- _Brief_
Would you write out the listing verbatim and skip every picture in it?

- _Source material_

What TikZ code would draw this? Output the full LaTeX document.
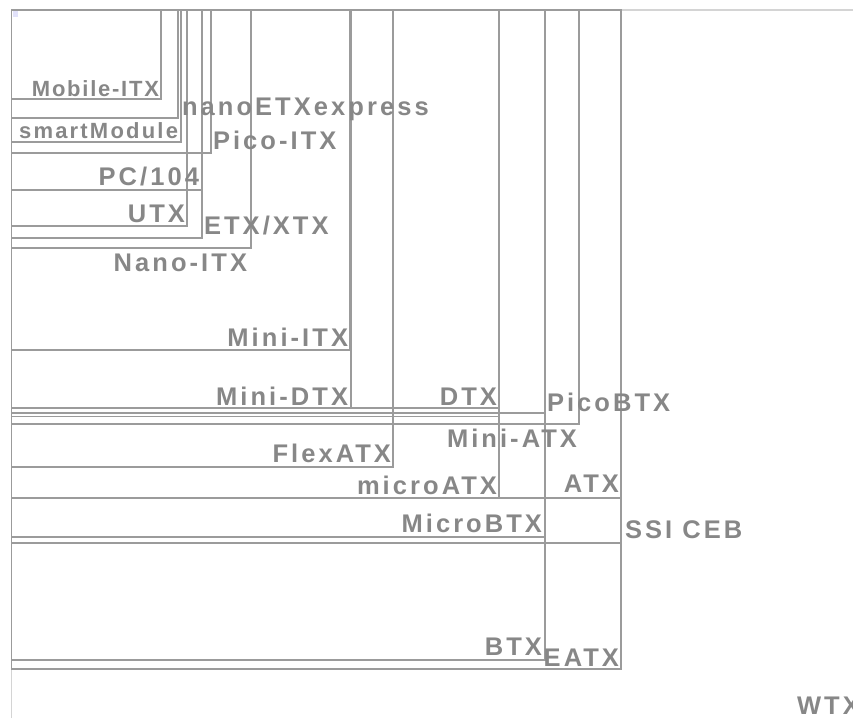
\documentclass[tikz,border=0pt]{standalone}
\usepackage{fontspec}
\newfontfamily\lblfont[LetterSpace=12]{Liberation Sans}
\newfontfamily\slblfont[LetterSpace=8]{Liberation Sans}
\newfontfamily\mlblfont[LetterSpace=10]{Liberation Sans}
\definecolor{edgec}{RGB}{155,155,155}
\definecolor{wtxc}{RGB}{212,212,212}
\definecolor{lblc}{RGB}{135,135,135}
\definecolor{dotc}{RGB}{226,226,250}
\tikzset{
  board/.style={draw=edgec, line width=1.2pt},
  wtxline/.style={draw=wtxc, line width=1.2pt},
  lbl/.style={inner sep=0pt, outer sep=0pt, text=lblc,
    font=\lblfont\bfseries\fontsize{25.5}{25.5}\selectfont},
  slbl/.style={lbl, font=\slblfont\bfseries\fontsize{22}{22}\selectfont},
  mlbl/.style={lbl, font=\mlblfont\bfseries\fontsize{22}{22}\selectfont}
}
\begin{document}
\begin{tikzpicture}[x=1pt,y=-1pt]
\useasboundingbox (0,0) rectangle (853,718);
% WTX (extends beyond the picture)
\draw[wtxline] (11.5,718) -- (11.5,10) -- (853,10);
% boards: top-left corner shared
\coordinate (o) at (11.5,10);
\draw[board] (o) rectangle (621,669); % EATX
\draw[board] (o) rectangle (545,660); % BTX
\draw[board] (o) rectangle (621,543); % SSI CEB
\draw[board] (o) rectangle (545,537); % MicroBTX
\draw[board] (o) rectangle (621,498); % ATX
\draw[board] (o) rectangle (499,498); % microATX
\draw[board] (o) rectangle (393,467); % FlexATX
\draw[board] (o) rectangle (579,424); % Mini-ATX
\draw[board] (o) rectangle (499,416.5); % DTX
\draw[board] (o) rectangle (545,413); % PicoBTX
\draw[board] (o) rectangle (499,408); % 
\draw[board] (o) rectangle (351,408); % Mini-DTX
\draw[board] (o) rectangle (350,350); % Mini-ITX
\draw[board] (o) rectangle (251,248); % Nano-ITX
\draw[board] (o) rectangle (202,238); % ETX/XTX
\draw[board] (o) rectangle (187,226); % UTX
\draw[board] (o) rectangle (202,190); % PC/104
\draw[board] (o) rectangle (211,153); % Pico-ITX
\draw[board] (o) rectangle (181,142); % smartModule
\draw[board] (o) rectangle (178,118); % nanoETXexpress
\draw[board] (o) rectangle (161,99);  % Mobile-ITX
\fill[dotc] (12.5,11) rectangle (18,17);
% labels
\node[slbl, anchor=base east] (mobileitx) at (159,96) {Mobile-ITX};
\node[lbl, anchor=base west] (nanoetx) at (182,115) {nanoETXexpress};
\node[mlbl, anchor=base east] (smartmod) at (178,138) {smartModule};
\node[lbl, anchor=base west] (picoitx) at (213,149) {Pico-ITX};
\node[lbl, anchor=base east] (pc104) at (199,185) {PC/104};
\node[lbl, anchor=base east] (utx) at (185,222) {UTX};
\node[lbl, anchor=base west] (etxxtx) at (204,234) {ETX/XTX};
\node[lbl, anchor=base east] (nanoitx) at (247,271) {Nano-ITX};
\node[lbl, anchor=base east] (miniitx) at (348,346) {Mini-ITX};
\node[lbl, anchor=base east] (minidtx) at (348,405) {Mini-DTX};
\node[lbl, anchor=base east] (dtx) at (497,405) {DTX};
\node[lbl, anchor=base west] (picobtx) at (547,411) {PicoBTX};
\node[lbl, anchor=base east] (miniatx) at (577,447) {Mini-ATX};
\node[lbl, anchor=base east] (flexatx) at (391,462) {FlexATX};
\node[lbl, anchor=base east] (microatx) at (497,494) {microATX};
\node[lbl, anchor=base east] (atx) at (619,492) {ATX};
\node[lbl, anchor=base east] (microbtx) at (542,532) {MicroBTX};
\node[lbl, anchor=base west] (ssiceb) at (625,538) {SSI CEB};
\node[lbl, anchor=base east] (btx) at (542,655) {BTX};
\node[lbl, anchor=base east] (eatx) at (619,666) {EATX};
\node[lbl, anchor=base west] (wtx) at (797,714) {WTX};
\end{tikzpicture}
\end{document}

- _Complete output_
What TikZ code would draw this? Output the full LaTeX document.
\documentclass[tikz,border=0pt]{standalone}
\usepackage{fontspec}
\newfontfamily\lblfont[LetterSpace=12]{Liberation Sans}
\newfontfamily\slblfont[LetterSpace=8]{Liberation Sans}
\newfontfamily\mlblfont[LetterSpace=10]{Liberation Sans}
\definecolor{edgec}{RGB}{155,155,155}
\definecolor{wtxc}{RGB}{212,212,212}
\definecolor{lblc}{RGB}{135,135,135}
\definecolor{dotc}{RGB}{226,226,250}
\tikzset{
  board/.style={draw=edgec, line width=1.2pt},
  wtxline/.style={draw=wtxc, line width=1.2pt},
  lbl/.style={inner sep=0pt, outer sep=0pt, text=lblc,
    font=\lblfont\bfseries\fontsize{25.5}{25.5}\selectfont},
  slbl/.style={lbl, font=\slblfont\bfseries\fontsize{22}{22}\selectfont},
  mlbl/.style={lbl, font=\mlblfont\bfseries\fontsize{22}{22}\selectfont}
}
\begin{document}
\begin{tikzpicture}[x=1pt,y=-1pt]
\useasboundingbox (0,0) rectangle (853,718);
% WTX (extends beyond the picture)
\draw[wtxline] (11.5,718) -- (11.5,10) -- (853,10);
% boards: top-left corner shared
\coordinate (o) at (11.5,10);
\draw[board] (o) rectangle (621,669); % EATX
\draw[board] (o) rectangle (545,660); % BTX
\draw[board] (o) rectangle (621,543); % SSI CEB
\draw[board] (o) rectangle (545,537); % MicroBTX
\draw[board] (o) rectangle (621,498); % ATX
\draw[board] (o) rectangle (499,498); % microATX
\draw[board] (o) rectangle (393,467); % FlexATX
\draw[board] (o) rectangle (579,424); % Mini-ATX
\draw[board] (o) rectangle (499,416.5); % DTX
\draw[board] (o) rectangle (545,413); % PicoBTX
\draw[board] (o) rectangle (499,408); % 
\draw[board] (o) rectangle (351,408); % Mini-DTX
\draw[board] (o) rectangle (350,350); % Mini-ITX
\draw[board] (o) rectangle (251,248); % Nano-ITX
\draw[board] (o) rectangle (202,238); % ETX/XTX
\draw[board] (o) rectangle (187,226); % UTX
\draw[board] (o) rectangle (202,190); % PC/104
\draw[board] (o) rectangle (211,153); % Pico-ITX
\draw[board] (o) rectangle (181,142); % smartModule
\draw[board] (o) rectangle (178,118); % nanoETXexpress
\draw[board] (o) rectangle (161,99);  % Mobile-ITX
\fill[dotc] (12.5,11) rectangle (18,17);
% labels
\node[slbl, anchor=base east] (mobileitx) at (159,96) {Mobile-ITX};
\node[lbl, anchor=base west] (nanoetx) at (182,115) {nanoETXexpress};
\node[mlbl, anchor=base east] (smartmod) at (178,138) {smartModule};
\node[lbl, anchor=base west] (picoitx) at (213,149) {Pico-ITX};
\node[lbl, anchor=base east] (pc104) at (199,185) {PC/104};
\node[lbl, anchor=base east] (utx) at (185,222) {UTX};
\node[lbl, anchor=base west] (etxxtx) at (204,234) {ETX/XTX};
\node[lbl, anchor=base east] (nanoitx) at (247,271) {Nano-ITX};
\node[lbl, anchor=base east] (miniitx) at (348,346) {Mini-ITX};
\node[lbl, anchor=base east] (minidtx) at (348,405) {Mini-DTX};
\node[lbl, anchor=base east] (dtx) at (497,405) {DTX};
\node[lbl, anchor=base west] (picobtx) at (547,411) {PicoBTX};
\node[lbl, anchor=base east] (miniatx) at (577,447) {Mini-ATX};
\node[lbl, anchor=base east] (flexatx) at (391,462) {FlexATX};
\node[lbl, anchor=base east] (microatx) at (497,494) {microATX};
\node[lbl, anchor=base east] (atx) at (619,492) {ATX};
\node[lbl, anchor=base east] (microbtx) at (542,532) {MicroBTX};
\node[lbl, anchor=base west] (ssiceb) at (625,538) {SSI CEB};
\node[lbl, anchor=base east] (btx) at (542,655) {BTX};
\node[lbl, anchor=base east] (eatx) at (619,666) {EATX};
\node[lbl, anchor=base west] (wtx) at (797,714) {WTX};
\end{tikzpicture}
\end{document}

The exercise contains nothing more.